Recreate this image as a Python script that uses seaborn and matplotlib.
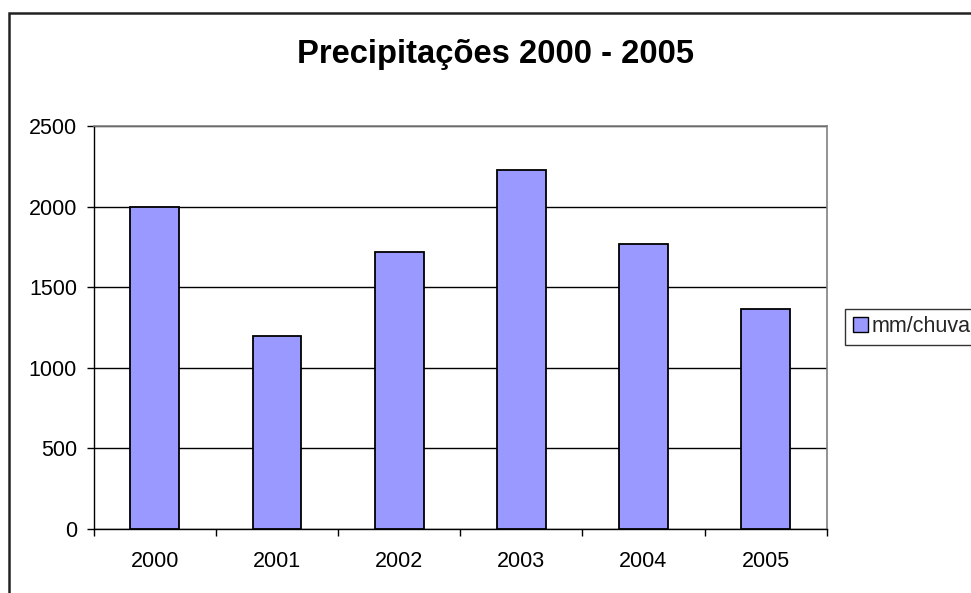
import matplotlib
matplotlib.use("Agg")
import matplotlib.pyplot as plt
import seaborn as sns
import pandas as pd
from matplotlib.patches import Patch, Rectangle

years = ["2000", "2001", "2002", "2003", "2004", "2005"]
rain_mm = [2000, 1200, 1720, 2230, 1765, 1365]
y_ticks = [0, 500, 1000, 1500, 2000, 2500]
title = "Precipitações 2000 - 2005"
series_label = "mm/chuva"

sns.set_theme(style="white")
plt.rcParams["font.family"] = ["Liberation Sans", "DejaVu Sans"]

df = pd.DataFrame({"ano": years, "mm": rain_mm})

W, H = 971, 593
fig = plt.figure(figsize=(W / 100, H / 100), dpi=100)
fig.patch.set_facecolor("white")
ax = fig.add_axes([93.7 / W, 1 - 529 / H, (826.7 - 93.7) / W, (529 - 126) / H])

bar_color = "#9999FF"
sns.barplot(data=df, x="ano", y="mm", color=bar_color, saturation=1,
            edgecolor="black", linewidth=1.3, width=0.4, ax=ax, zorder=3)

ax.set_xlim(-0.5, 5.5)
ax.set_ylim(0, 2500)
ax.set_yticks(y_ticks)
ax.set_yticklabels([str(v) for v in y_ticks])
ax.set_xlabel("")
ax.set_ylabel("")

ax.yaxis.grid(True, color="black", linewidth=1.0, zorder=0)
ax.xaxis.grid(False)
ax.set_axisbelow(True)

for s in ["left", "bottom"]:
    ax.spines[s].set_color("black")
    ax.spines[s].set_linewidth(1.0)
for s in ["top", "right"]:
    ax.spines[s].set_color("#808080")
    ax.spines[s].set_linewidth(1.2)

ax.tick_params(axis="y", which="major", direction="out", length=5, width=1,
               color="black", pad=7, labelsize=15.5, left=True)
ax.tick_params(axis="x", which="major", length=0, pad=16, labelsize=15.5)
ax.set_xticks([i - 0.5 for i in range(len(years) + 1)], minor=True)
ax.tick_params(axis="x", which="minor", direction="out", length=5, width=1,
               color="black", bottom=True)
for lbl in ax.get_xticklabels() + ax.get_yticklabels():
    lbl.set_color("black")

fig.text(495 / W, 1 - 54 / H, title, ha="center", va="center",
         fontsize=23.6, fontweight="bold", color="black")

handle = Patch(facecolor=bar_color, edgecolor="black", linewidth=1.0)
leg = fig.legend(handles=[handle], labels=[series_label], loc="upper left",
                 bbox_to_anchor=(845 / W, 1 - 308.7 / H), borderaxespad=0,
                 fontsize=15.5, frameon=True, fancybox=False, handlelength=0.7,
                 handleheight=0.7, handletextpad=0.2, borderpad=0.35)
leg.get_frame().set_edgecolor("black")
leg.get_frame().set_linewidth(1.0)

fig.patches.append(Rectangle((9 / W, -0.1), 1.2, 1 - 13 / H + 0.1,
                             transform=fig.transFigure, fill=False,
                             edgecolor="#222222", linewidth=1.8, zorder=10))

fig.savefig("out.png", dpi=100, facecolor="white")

######

# Problem
Without the pictures, please reproduce each line of the listing above exactly, from the first one through the line bearing "ax.set_axisbelow(True)".

# Complete output
Recreate this image as a Python script that uses seaborn and matplotlib.
import matplotlib
matplotlib.use("Agg")
import matplotlib.pyplot as plt
import seaborn as sns
import pandas as pd
from matplotlib.patches import Patch, Rectangle

years = ["2000", "2001", "2002", "2003", "2004", "2005"]
rain_mm = [2000, 1200, 1720, 2230, 1765, 1365]
y_ticks = [0, 500, 1000, 1500, 2000, 2500]
title = "Precipitações 2000 - 2005"
series_label = "mm/chuva"

sns.set_theme(style="white")
plt.rcParams["font.family"] = ["Liberation Sans", "DejaVu Sans"]

df = pd.DataFrame({"ano": years, "mm": rain_mm})

W, H = 971, 593
fig = plt.figure(figsize=(W / 100, H / 100), dpi=100)
fig.patch.set_facecolor("white")
ax = fig.add_axes([93.7 / W, 1 - 529 / H, (826.7 - 93.7) / W, (529 - 126) / H])

bar_color = "#9999FF"
sns.barplot(data=df, x="ano", y="mm", color=bar_color, saturation=1,
            edgecolor="black", linewidth=1.3, width=0.4, ax=ax, zorder=3)

ax.set_xlim(-0.5, 5.5)
ax.set_ylim(0, 2500)
ax.set_yticks(y_ticks)
ax.set_yticklabels([str(v) for v in y_ticks])
ax.set_xlabel("")
ax.set_ylabel("")

ax.yaxis.grid(True, color="black", linewidth=1.0, zorder=0)
ax.xaxis.grid(False)
ax.set_axisbelow(True)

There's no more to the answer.